Entremedio de estas dudas me ha venido a la memoria un cuento tradicional sobre la muerte que, en una de sus versiones -se pueden encontrar versiones distintas en prácticamente todas las épocas y culturas-, habla de una viejecita viuda a la que visita la muerte cuando estaba haciendo las faenas de la casa. La anciana le dice a la muerte que no puede acompañarla porque tiene que terminar sus tareas. La muerte vuelve una y otra vez y siempre la viejecita encuentra su disculpa para no irse todavía con ella en las tareas de servicio que tiene pendientes con la casa, con los hijos, con los nietos o con los prójimos. Un día, siendo ya muy mayor, se sintió de pronto cansada y pensó que era buen momento para que viniera la señora muerte. “¿Me llevarás al cielo?”, le preguntó a la muerte cuando vino. Y la muerte le contestó: “Pero mujer, ¿dónde crees que has estado todo este tiempo”.
Yo espero que la hermana muerte tenga en cuenta con todos nosotros circunstancias parecidas. Por mi parte, aunque ya hace algunos años que me jubilé del empleo que tenía, trabajo no me falta. Me queda mucho por hacer, y confío en que sea lo mío propio y a los demás sirva, como el trabajo de la viejecita. 
Volviendo a la circunstancia de este privilegio mío de haber vivido al menos unos cuantos días fuera del control de nuestra “sociedad administrada” -como la llamaron Horkheimer y Adorno en un libro publicado precisamente el mismo año que yo nací-, esta circunstancia me ha inspirado el siguiente soneto, urdido a la sombra de otro soneto de Quevedo, al que pertenece el verso que le antecede como cita:


CARNET DE IDENTIDAD

Presentes sucesiones de difunto (QUEVEDO)
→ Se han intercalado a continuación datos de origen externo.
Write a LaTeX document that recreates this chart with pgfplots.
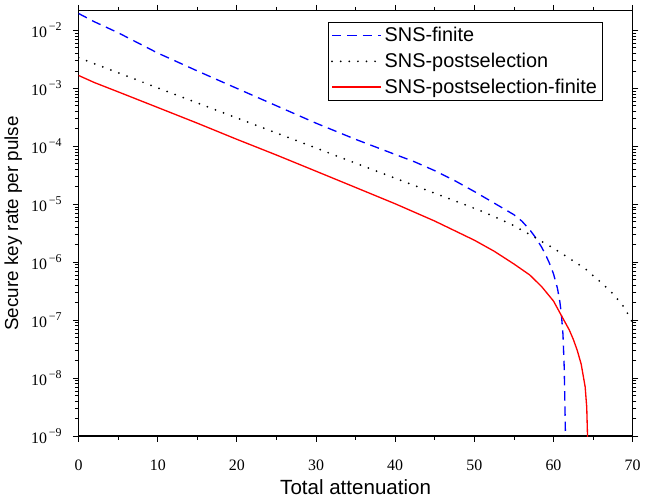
\documentclass[border=0pt]{standalone}
\usepackage{fontspec}
\setmainfont{Liberation Serif}
\setsansfont{Liberation Sans}
\usepackage{pgfplots}
\pgfplotsset{compat=1.18}

\newcommand{\dec}[1]{10\raisebox{0.42em}{\fontsize{9}{9}\selectfont\,#1}}

\begin{document}
\begin{tikzpicture}
\begin{axis}[
    scale only axis,
    width=418pt, height=321pt,
    ymode=log,
    xmin=0, xmax=70,
    ymin=1e-9, ymax=0.022,
    xtick={0,10,...,70},
    minor x tick num=1,
    ytick={1e-9,1e-8,1e-7,1e-6,1e-5,1e-4,1e-3,1e-2},
    yticklabels={\dec{−9},\dec{−8},\dec{−7},\dec{−6},\dec{−5},\dec{−4},\dec{−3},\dec{−2}},
    tick align=outside,
    axis line style={line width=1pt},
    major tick style={line width=0.8pt, black},
    minor tick style={line width=0.6pt, black},
    ticklabel style={font=\fontsize{12}{13}\selectfont},
    xticklabel style={/pgf/number format/assume math mode=true, yshift=-10pt},
    yticklabel style={xshift=-5pt},
    xlabel style={font=\sffamily\fontsize{15.5}{17}\selectfont},
    ylabel style={font=\sffamily\fontsize{14.2}{16}\selectfont},
    xlabel={Total attenuation},
    ylabel={Secure key rate per pulse},
    legend cell align=left,
    legend style={at={(0.946,0.974)}, anchor=north east, draw=black, line width=0.8pt,
        font=\sffamily\fontsize{15}{17}\selectfont, row sep=3pt, inner sep=2pt},
    legend image code/.code={\draw[#1] plot coordinates {(0pt,0pt) (37pt,0pt)};},
]
\addplot[color=blue, line width=1pt, dash pattern=on 7pt off 4.5pt] coordinates {
(0,1.96e-2)(2,1.41e-2)(5,9.12e-3)(10,4.07e-3)(15,2.00e-3)(20,1.00e-3)
(25,5.01e-4)(30,2.51e-4)(35,1.32e-4)(40,7.24e-5)(42.5,5.37e-5)(45,3.80e-5)
(47.5,2.57e-5)(50,1.66e-5)(52.5,1.05e-5)(55,6.61e-6)(56,5.13e-6)(57,3.63e-6)
(57.5,2.95e-6)(58,2.34e-6)(58.5,1.82e-6)(59,1.35e-6)(59.5,9.55e-7)(60,6.31e-7)
(60.5,3.55e-7)(60.8,2.09e-7)(61,1.26e-7)(61.2,5.62e-8)(61.35,1.58e-8)
(61.45,3.16e-9)(61.55,5.0e-10)};
\addlegendentry{SNS-finite}
\addplot[color=black, line width=1.5pt, line cap=round, dash pattern=on 0pt off 6.5pt] coordinates {
(0,3.39e-3)(10,1.02e-3)(20,3.09e-4)(30,9.33e-5)(40,2.82e-5)(45,1.55e-5)
(50,8.51e-6)(52.5,6.17e-6)(55,4.27e-6)(57.5,2.75e-6)(60,1.74e-6)(62,1.17e-6)
(64,7.76e-7)(66,4.47e-7)(67.5,2.88e-7)(69,1.62e-7)(70,8.91e-8)};
\addlegendentry{SNS-postselection}
\addplot[color=red, line width=1pt] coordinates {
(0,1.67e-3)(2,1.26e-3)(5,8.71e-4)(10,4.68e-4)(15,2.51e-4)(20,1.32e-4)
(25,7.08e-5)(30,3.72e-5)(35,1.95e-5)(40,1.02e-5)(45,5.13e-6)(50,2.40e-6)
(52.5,1.55e-6)(55,9.33e-7)(57,6.03e-7)(58.5,3.80e-7)(60,2.14e-7)(61,1.20e-7)
(62,6.76e-8)(62.5,4.68e-8)(63,3.02e-8)(63.5,1.74e-8)(64,7.08e-9)(64.2,3.16e-9)
(64.3,1.0e-9)(64.35,5.0e-10)};
\addlegendentry{SNS-postselection-finite}
\end{axis}
\path ([yshift=8pt]current axis.north);
\end{tikzpicture}
\end{document}
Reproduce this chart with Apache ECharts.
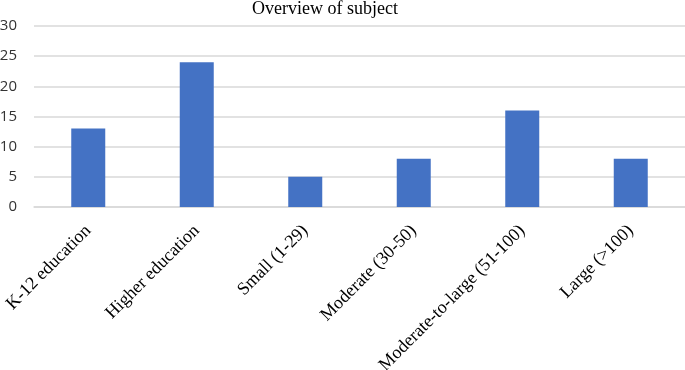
<!DOCTYPE html>
<html>
<head>
<meta charset="utf-8">
<script src="https://cdn.jsdelivr.net/npm/echarts@6/dist/echarts.min.js"></script>
<style>
  html, body { margin: 0; padding: 0; background: #fff; }
  #chart { width: 685px; height: 370px; }
</style>
</head>
<body>
<div id="chart"></div>
<script>
// 数据
const categories = ['K-12 education', 'Higher education', 'Small (1-29)', 'Moderate (30-50)', 'Moderate-to-large (51-100)', 'Large (>100)']
const counts = [13, 24, 5, 8, 16, 8]

const myChart = echarts.init(document.getElementById('chart'))
const option = {
  animation: false,
  title: {
    text: 'Overview of subject',
    left: 247,
    top: -5,
    textStyle: {
      fontFamily: 'Liberation Serif',
      fontSize: 18,
      fontWeight: 'normal',
      color: '#000'
    }
  },
  grid: {
    left: 34,
    right: 0,
    top: 26,
    bottom: 163,
    outerBoundsMode: 'none'
  },
  xAxis: {
    type: 'category',
    data: categories,
    axisLine: { lineStyle: { color: '#d9d9d9', width: 1.5 } },
    axisTick: { show: false },
    axisLabel: {
      interval: 0,
      rotate: 45,
      margin: 21,
      color: '#000',
      fontFamily: 'Liberation Serif',
      fontSize: 18
    }
  },
  yAxis: {
    type: 'value',
    min: 0,
    max: 30,
    interval: 5,
    axisLine: { show: false },
    axisTick: { show: false },
    splitLine: { lineStyle: { color: '#d9d9d9', width: 1.5 } },
    axisLabel: {
      margin: 17,
      color: '#333',
      fontFamily: 'Open Sans',
      fontSize: 15
    }
  },
  series: [{
    type: 'bar',
    data: counts,
    barWidth: 34,
    itemStyle: { color: '#4472C4' }
  }]
}
myChart.setOption(option)
</script>
</body>
</html>
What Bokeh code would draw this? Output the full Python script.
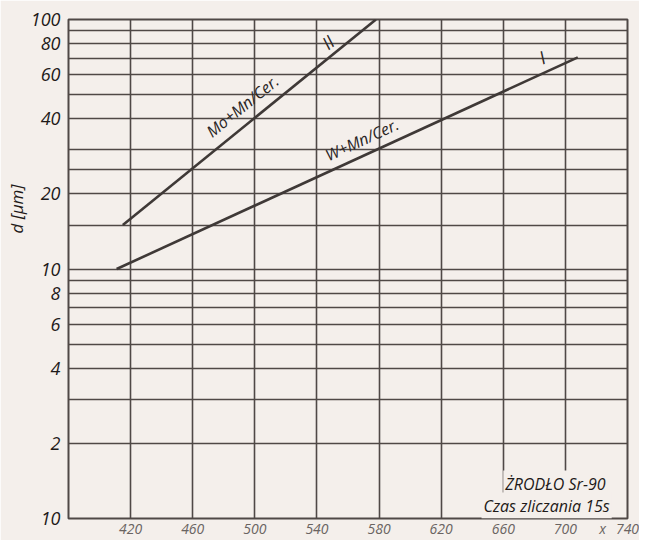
from bokeh.plotting import figure
from bokeh.models import Range1d, FixedTicker, Label, Title
from bokeh.embed import file_html
from bokeh.resources import INLINE
import math

# ---- data ----
x_I = [411, 708]          # W+Mn/Cer.
d_I = [10, 70.5]
x_II = [415, 578]         # Mo+Mn/Cer.
d_II = [15, 100]

x_ticks = [420, 460, 500, 540, 580, 620, 660, 700, 740]
x_name_pos = 724          # where the axis name "x" sits among the tick labels
y_ticks = [1, 2, 4, 6, 8, 10, 20, 40, 60, 80, 100]
y_tick_labels = {1: "10"}
y_grid = [1, 2, 3, 4, 5, 6, 7, 8, 9, 10, 15, 20, 25, 30, 40, 50, 60, 70, 80, 90, 100]
x_grid = [420, 460, 500, 540, 580, 620, 660, 700]

BG = "#f4efeb"
INK = "#4f4846"
FONT = "Open Sans"

p = figure(width=639, height=540, output_backend="svg", toolbar_location=None,
           y_axis_type="log", x_range=Range1d(380, 740), y_range=Range1d(1, 100),
           min_border_left=68, min_border_top=19, min_border_right=12, min_border_bottom=0)
p.background_fill_color = BG
p.border_fill_color = BG
p.outline_line_color = INK
p.outline_line_width = 2

p.xgrid.ticker = FixedTicker(ticks=x_grid)
p.ygrid.ticker = FixedTicker(ticks=y_grid)
for g in (p.xgrid, p.ygrid):
    g.grid_line_color = INK
    g.grid_line_width = 1.6
    g.grid_line_alpha = 1.0

p.xaxis.ticker = FixedTicker(ticks=x_ticks + [x_name_pos])
p.xaxis.major_label_overrides = {x_name_pos: "x"}
p.yaxis.ticker = FixedTicker(ticks=y_ticks)
p.yaxis.major_label_overrides = y_tick_labels
for ax in (p.xaxis, p.yaxis):
    ax.axis_line_color = None
    ax.major_tick_line_color = None
    ax.minor_tick_line_color = None
    ax.major_tick_out = 0
    ax.major_tick_in = 0
    ax.minor_tick_out = 0
    ax.major_label_text_font = FONT
    ax.major_label_text_font_style = "italic"
p.yaxis.major_label_text_font_size = "18px"
p.yaxis.major_label_text_color = "#1e1a19"
p.yaxis.major_label_standoff = 8
p.xaxis.major_label_text_font_size = "14px"
p.xaxis.major_label_text_color = "#6a6462"
p.xaxis.major_label_standoff = 0

p.add_layout(Title(text="d [μm]", align="left", offset=285, text_font=FONT,
                   text_font_style="italic", text_font_size="17px",
                   text_color="#1e1a19", standoff=0), "left")

p.line(x_I, d_I, line_color="#3f3937", line_width=2.6)
p.line(x_II, d_II, line_color="#3f3937", line_width=2.6)

def lab(text, x, y, angle_deg=0, size="16px", color="#2a2524", align="center", **kw):
    l = Label(x=x, y=y, text=text, angle=math.radians(angle_deg),
              text_font=FONT, text_font_style="italic", text_font_size=size,
              text_color=color, text_align=align, text_baseline="middle", **kw)
    p.add_layout(l)
    return l

lab("Mo+Mn/Cer.", 492, 45, 39)
lab("W+Mn/Cer.", 569, 33, 24.6)
lab("II", 547, 81, 39, size="18px")
lab("I", 685, 70.5, 24.6, size="18px")

lab("ŻRODŁO Sr-90", 660, 1.38, size="16px", color="#1e1a19", align="left",
    background_fill_color=BG, padding=2)
lab("Czas zliczania 15s", 646, 1.127, size="16px", color="#1e1a19", align="left",
    background_fill_color=BG, padding=2)

open("out.html", "w").write(file_html(p, INLINE))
Pasmada tengo mi fisonomía
más joven en un duro plexiglás
cuya espalda vocea mi identidad, 
aunque yo sé muy bien que no es la mía. 

Un tiempo que tirita en tinta fría 
quiere mi tiempo vivo aprisionar,
vaso de limo que me he de tragar 
de cinco años en cinco y cada día. 

Como una res, con hierro filigrana
de números me tienen ya marcado
en el establo de la grey humana.

Mi muerte sucesiva se ha varado,
huella del lirio y de la sombra vana,
sellada en un cadáver pregonado.


Y termino refiriéndome de nuevo al cuento de “El ángel de la muerte”, a una preciosa versión que tiene Luis Mateo Díez en su reino de Celama (concretamente en “Las ruinas del cielo”). En esta versión, Veridio, el protagonista, siendo todavía joven -treinta y dos años, uno menos que Cristo- presiente la primera visita de la señora muerte y se va al campo, a sus faenas de labranza. “Si viene alguien preguntando por mi -le dice a su mujer-, dile que estoy trabajando”. La señora muerte lo visita una y otra vez adoptando distintas formas: una niña que juega con un aro, una doncella vestida de blanco o una vieja sin rostro. Y una y otra vez Veridio se escapa yéndose a trabajar. Siendo él ya viejo, se le muere la mujer. Y cuando le está dando sepultura, la muerte lo visita otra vez y cogiéndolo desprevenido le dice: “Mira, Veridio, por no causarte más molestias, si quieres aprovechar que estás en el cementerio y venirte hoy conmigo...”. Y Veridio acepta y se va con ella.